Compute the smallest horizon T from where the (estimated) length of phases 1 and 2 is larger than T.

Examples:

>>> smallest_T_from_where_length_phases_12_is_larger(K=2, m=1)
687194767
>>> smallest_T_from_where_length_phases_12_is_larger(K=3, m=2)
1009317314
>>> smallest_T_from_where_length_phases_12_is_larger(K=3, m=3)
1009317314

Examples with even longer phase 1:

>>> smallest_T_from_where_length_phases_12_is_larger(K=10, m=5)
1009317314
>>> smallest_T_from_where_length_phases_12_is_larger(K=10, m=10)
1009317314

With \(K=100\) arms, it starts to be crazy:

>>> smallest_T_from_where_length_phases_12_is_larger(K=100, m=10)
1009317314

class Policies.MusicalChairNoSensing.State¶

Bases: enum.Enum

Different states during the Musical Chair with no sensing algorithm

InitialPhase = 2¶

MusicalChair = 4¶

NotStarted = 1¶

Sitted = 5¶

UniformWaitPhase2 = 3¶

__module__ = 'Policies.MusicalChairNoSensing'¶

class Policies.MusicalChairNoSensing.MusicalChairNoSensing(nbPlayers=1, nbArms=1, horizon=1000, constant_c=1, lower=0.0, amplitude=1.0)[source]¶

Bases: Policies.BasePolicy.BasePolicy

MusicalChairNoSensing: implementation of the decentralized multi-player policy from [[“Multiplayer bandits without observing collision information”, by Gabor Lugosi and Abbas Mehrabian]](https://arxiv.org/abs/1808.08416).
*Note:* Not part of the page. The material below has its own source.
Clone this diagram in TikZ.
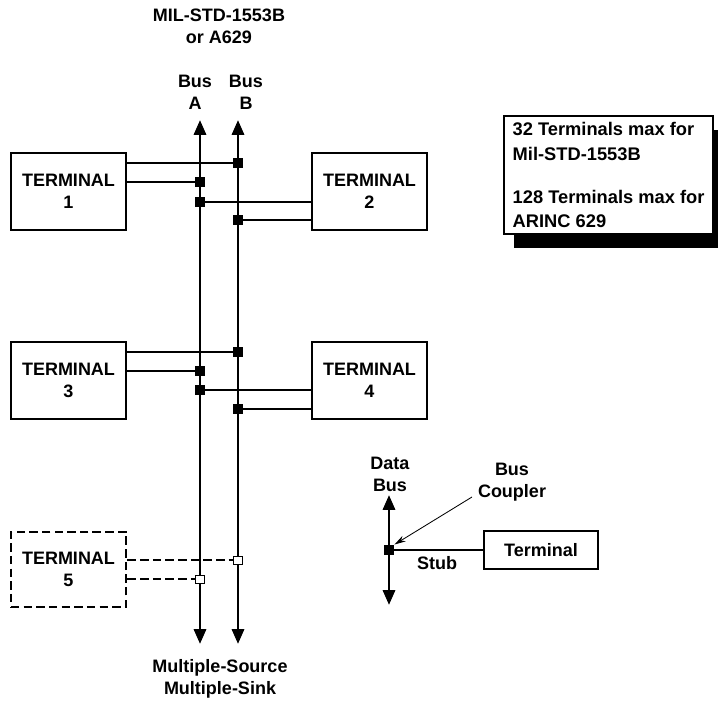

__init__(nbPlayers=1, nbArms=1, horizon=1000, constant_c=1, lower=0.0, amplitude=1.0)[source]¶

nbArms: number of arms (K in the paper),
nbPlayers: number of players (m in the paper),
horizon: horizon (length) of the game (T in the paper),

Example:

>>> nbPlayers, nbArms, horizon = 3, 9, 10000
>>> player1 = MusicalChairNoSensing(nbPlayers, nbArms, horizon)

For multi-players use:

>>> configuration["players"] = Selfish(NB_PLAYERS, MusicalChairNoSensing, nbArms, nbPlayers=nbPlayers, horizon=horizon).children

or

>>> configuration["players"] = [ MusicalChairNoSensing(nbPlayers=nbPlayers, nbArms=nbArms, horizon=horizon) for _ in range(NB_PLAYERS) ]
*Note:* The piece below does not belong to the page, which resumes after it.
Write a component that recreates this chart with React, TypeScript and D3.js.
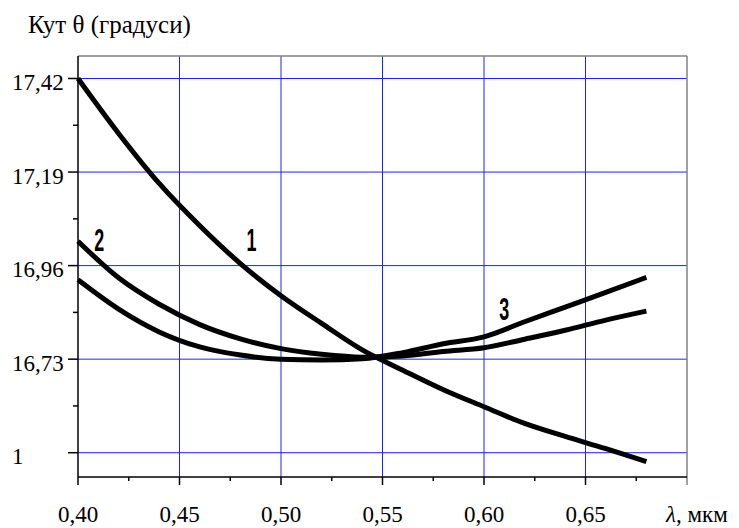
import React, { useEffect } from 'react';
import * as d3 from 'd3';

// wavelength, mkm
const lambda = [0.40, 0.42, 0.44, 0.46, 0.48, 0.50, 0.52, 0.54, 0.56, 0.58, 0.60, 0.62, 0.64, 0.66, 0.68];
// angle theta, degrees
const curve1 = [17.42, 17.285, 17.162, 17.058, 16.965, 16.886, 16.818, 16.753, 16.703, 16.655, 16.613, 16.572, 16.54, 16.51, 16.478];
const curve2 = [17.02, 16.93, 16.865, 16.815, 16.78, 16.756, 16.742, 16.735, 16.738, 16.749, 16.758, 16.779, 16.801, 16.826, 16.848];
const curve3 = [16.925, 16.853, 16.797, 16.76, 16.74, 16.73, 16.728, 16.731, 16.746, 16.768, 16.785, 16.822, 16.858, 16.894, 16.931];

const xTicks = [0.40, 0.45, 0.50, 0.55, 0.60, 0.65];
const xTickLabels = ['0,40', '0,45', '0,50', '0,55', '0,60', '0,65'];
const yTicks = [17.42, 17.19, 16.96, 16.73, 16.50];
const yTickLabels = ['17,42', '17,19', '16,96', '16,73', '1'];

const curveNames = ['1', '2', '3'];
const labelAt = [
  { l: 0.4855, v: 16.996 },
  { l: 0.4105, v: 16.996 },
  { l: 0.610, v: 16.826 },
];

const W = 739;
const H = 528;
const m = { left: 78, right: 52, top: 56, bottom: 51 };

export default function App() {
  useEffect(() => {
    document.body.style.margin = '0';
  }, []);

  const x = d3.scaleLinear().domain([0.40, 0.70]).range([m.left, W - m.right]);
  const y = d3.scaleLinear().domain([16.4403, 17.4753]).range([H - m.bottom, m.top]);

  const line = d3.line<number>()
    .x((d, i) => x(lambda[i]))
    .y(d => y(d))
    .curve(d3.curveMonotoneX);

  const x0 = x(0.40), x1 = x(0.70), y0 = y.range()[0], y1 = y.range()[1];
  const minorX = d3.range(0.425, 0.70, 0.05);
  const minorY = yTicks.slice(0, -1).map((t, i) => (t + yTicks[i + 1]) / 2);
  const serif = '"Times New Roman", "Liberation Serif", Times, "DejaVu Serif", serif';

  return (
    <svg width={W} height={H} style={{ display: 'block', background: '#fff' }}>
      {/* grid */}
      {yTicks.map(t => (
        <line key={'gy' + t} x1={x0} x2={x1} y1={y(t)} y2={y(t)} stroke="#2020ff" strokeWidth={1} />
      ))}
      {xTicks.slice(1).map(t => (
        <line key={'gx' + t} x1={x(t)} x2={x(t)} y1={y1} y2={y0} stroke="#2020ff" strokeWidth={1} />
      ))}
      {/* frame */}
      <line x1={x0} x2={x1} y1={y1} y2={y1} stroke="#808080" strokeWidth={1.5} />
      <line x1={x1} x2={x1} y1={y1} y2={y0 + 8} stroke="#808080" strokeWidth={1.5} />
      <line x1={x0} x2={x0} y1={y1} y2={y0 + 8} stroke="#000" strokeWidth={1.5} />
      <line x1={x0} x2={x1} y1={y0} y2={y0} stroke="#000" strokeWidth={1.5} />

      {/* ticks */}
      {yTicks.map(t => (
        <line key={'ty' + t} x1={x0 - 10} x2={x0} y1={y(t)} y2={y(t)} stroke="#000" strokeWidth={1.5} />
      ))}
      {minorY.map(t => (
        <line key={'my' + t} x1={x0 - 5} x2={x0} y1={y(t)} y2={y(t)} stroke="#000" strokeWidth={1.5} />
      ))}
      {xTicks.slice(1).map(t => (
        <line key={'tx' + t} x1={x(t)} x2={x(t)} y1={y0} y2={y0 + 8} stroke="#000" strokeWidth={1.5} />
      ))}
      {minorX.map(t => (
        <line key={'mx' + t} x1={x(t)} x2={x(t)} y1={y0} y2={y0 + 4} stroke="#000" strokeWidth={1.5} />
      ))}

      <g fontFamily={serif} fontSize={23} fill="#000">
        {/* tick labels */}
        {yTickLabels.map((s, i) => (
          <text key={'ly' + s} x={12} y={y(yTicks[i]) + 11.5}>{s}</text>
        ))}
        {xTickLabels.map((s, i) => (
          <text key={'lx' + s} x={x(xTicks[i])} y={522} textAnchor="middle">{s}</text>
        ))}
        <text x={666} y={522}>
          <tspan fontStyle="italic">λ</tspan>, мкм
        </text>
        <text x={28} y={33} fontSize={25}>Кут θ (градуси)</text>
      </g>

      {/* curves */}
      {[curve1, curve2, curve3].map((c, i) => (
        <path key={'c' + i} d={line(c) || ''} fill="none" stroke="#000" strokeWidth={5} strokeLinejoin="round" strokeLinecap="butt" />
      ))}
      {curveNames.map((s, i) => {
        const px = x(labelAt[i].l);
        const py = y(labelAt[i].v);
        return (
          <text key={'n' + s} transform={`translate(${px},${py}) scale(0.56,1)`} textAnchor="middle"
            fontFamily="Liberation Sans, Arial, sans-serif" fontWeight="bold" fontSize={32}>{s}</text>
        );
      })}
    </svg>
  );
}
state = None¶: Current state

nbPlayers = None¶: Number of players

nbArms = None¶: Number of arms

horizon = None¶: Parameter T (horizon)

chair = None¶: Current chair. Not sited yet.

cumulatedRewards = None¶: That’s the s_i(t) of the paper

nbObservations = None¶: That’s the o_i of the paper

A = None¶: A random permutation of arms, it will then be of size nbPlayers!

tau_phase_2 = None¶: Time when phase 2 starts

t = None¶: Internal times

__str__()[source]¶: -> str

startGame()[source]¶: Just reinitialize all the internal memory, and decide how to start (state 1 or 2).

choice()[source]¶: Choose an arm, as described by the Musical Chair with no Sensing algorithm.

getReward(arm, reward)[source]¶

Receive a reward on arm of index ‘arm’, as described by the Musical Chair with no Sensing algorithm.

If not collision, receive a reward after pulling the arm.

__module__ = 'Policies.MusicalChairNoSensing'¶

_endPhase2()[source]¶: Small computation needed at the end of the initial random exploration phase.

handleCollision(arm, reward=None)[source]¶

Handle a collision, on arm of index ‘arm’.

Here, as its name suggests it, the MusicalChairNoSensing algorithm does not use any collision information, hence this method is empty.
Warning: this method has to be implemented in the collision model, it is NOT implemented in the EvaluatorMultiPlayers.